According to Gallup, only 19% of households said they would grow their relationship when they are neither satisfied nor fully engaged. This is a major risk banks miss when buying engagement platforms: That the institution is buying a technology not made for quality, digital experiences and won’t be able to serve depositors and borrowers well any time soon.
But aren’t all engagement platforms made for engagement? Yes — but not all are made for banking engagement, and even fewer are made with return on investment in mind. Banking is unique; the tech that powers it should be as well. Buyers need to vet platforms for what’s included in terms of know-how. What expertise does the platform contain and provide for growing a bank? Is that built into the software itself?

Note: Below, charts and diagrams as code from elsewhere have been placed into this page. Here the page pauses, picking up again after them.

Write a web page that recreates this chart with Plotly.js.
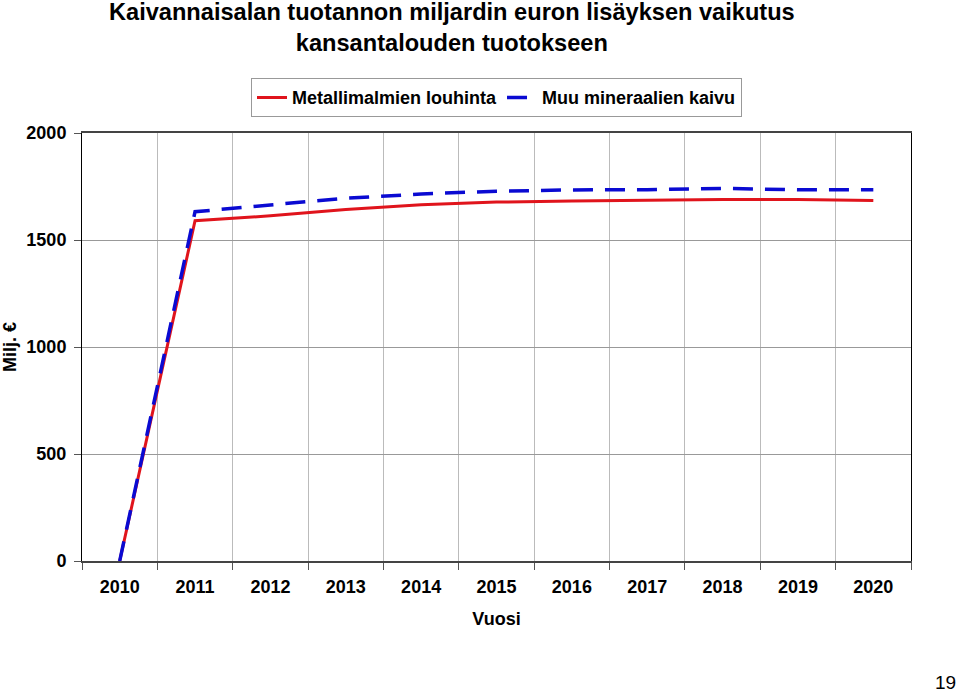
<!DOCTYPE html>
<html>
<head>
<meta charset="utf-8">
<script src="https://cdn.plot.ly/plotly-3.0.1.min.js"></script>
<style>
  body { margin: 0; background: #fff; }
  #plot { width: 959px; height: 692px; }
</style>
</head>
<body>
<div id="plot"></div>
<script>
const years = ['2010', '2011', '2012', '2013', '2014', '2015', '2016', '2017', '2018', '2019', '2020'];
const metallimalmit = [0, 1590, 1613, 1643, 1665, 1677, 1682, 1686, 1689, 1689, 1685];
const muuKaivu = [0, 1632, 1664, 1695, 1715, 1728, 1734, 1735, 1741, 1735, 1735];
const yTicks = [0, 500, 1000, 1500, 2000];

const baseFont = { family: 'Liberation Sans, Arial, sans-serif', size: 18, color: '#000', weight: 'bold' };

let traces = [
    {
        x: years,
        y: metallimalmit,
        type: 'scatter',
        mode: 'lines',
        name: 'Metallimalmien louhinta',
        line: { color: '#e0141c', width: 3 }
    },
    {
        x: years,
        y: muuKaivu,
        type: 'scatter',
        mode: 'lines',
        name: 'Muu mineraalien kaivu',
        line: { color: '#0a0ad2', width: 3.5, dash: '20px,12px' }
    }
];

let layout = {
    width: 959,
    height: 692,
    margin: { l: 82, r: 48, t: 133, b: 131 },
    paper_bgcolor: '#fff',
    plot_bgcolor: '#fff',
    font: baseFont,
    showlegend: true,
    legend: {
        orientation: 'h',
        x: 0.5, xanchor: 'center',
        y: 1.128, yanchor: 'top',
        bordercolor: '#999', borderwidth: 1,
        font: baseFont,
        tracegroupgap: 0
    },
    xaxis: {
        type: 'category',
        range: [-0.5, 10.5],
        tickson: 'boundaries',
        ticks: 'outside', ticklen: 7, tickcolor: '#555',
        ticklabelstandoff: 8,
        showgrid: true, gridcolor: '#bbb', gridwidth: 1,
        showline: true, linecolor: '#444', linewidth: 2, mirror: true,
        tickfont: baseFont,
        title: { text: 'Vuosi', font: baseFont, standoff: 17 },
        fixedrange: true
    },
    yaxis: {
        range: [0, 2000],
        tickvals: yTicks,
        ticktext: yTicks.map(String),
        ticks: 'outside', ticklen: 7, tickcolor: '#555',
        ticklabelstandoff: 4,
        showgrid: true, gridcolor: '#999', gridwidth: 1,
        zeroline: false,
        showline: true, linecolor: '#000', linewidth: 1, mirror: true,
        tickfont: baseFont,
        title: { text: 'Milj. €', font: baseFont, standoff: 10 },
        fixedrange: true
    },
    annotations: [
        {
            text: 'Kaivannaisalan tuotannon miljardin euron lisäyksen vaikutus<br>kansantalouden tuotokseen',
            xref: 'paper', yref: 'paper',
            x: 0.446, y: 1.247,
            xanchor: 'center', yanchor: 'middle',
            showarrow: false,
            font: { family: baseFont.family, size: 23.6, color: '#000', weight: 'bold' }
        },
        {
            text: '19',
            xref: 'paper', yref: 'paper',
            x: 1.042, y: -0.285,
            xanchor: 'center', yanchor: 'middle',
            showarrow: false,
            font: { family: baseFont.family, size: 19, color: '#000', weight: 'normal' }
        }
    ]
};

Plotly.newPlot('plot', traces, layout, { displayModeBar: false, staticPlot: true });
</script>
</body>
</html>
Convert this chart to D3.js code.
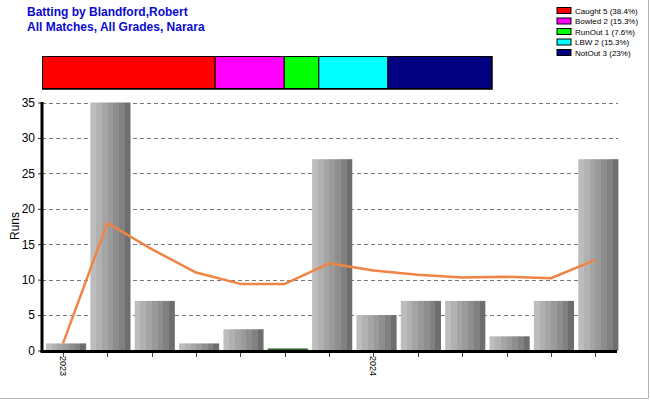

A purpose-built platform can show bankers which contact fields are of value to banking engagement, for example, and which integrations can be used to populate those fields. It can also show how that data can become insights for banks when it overlaps with customers’ desired outcomes. And it offers the engagement workflows across staff actions, emails, print marketing and text messaging that result in loan applications, originations, opened accounts or activated cards.
Previously, the only options available were generic engagement platforms made for any business; banks had to take on the work of customizing platforms. Executives just bought a platform and placed a bet that they could develop it into a banking growth tool. They’d find out if they were right only after paying consultants, writers, designers, and marketing technologists for years.
Financial services providers no longer need to take these risks. A much better experience awaits them and their current and prospective customers clamoring for a relationship upgrade.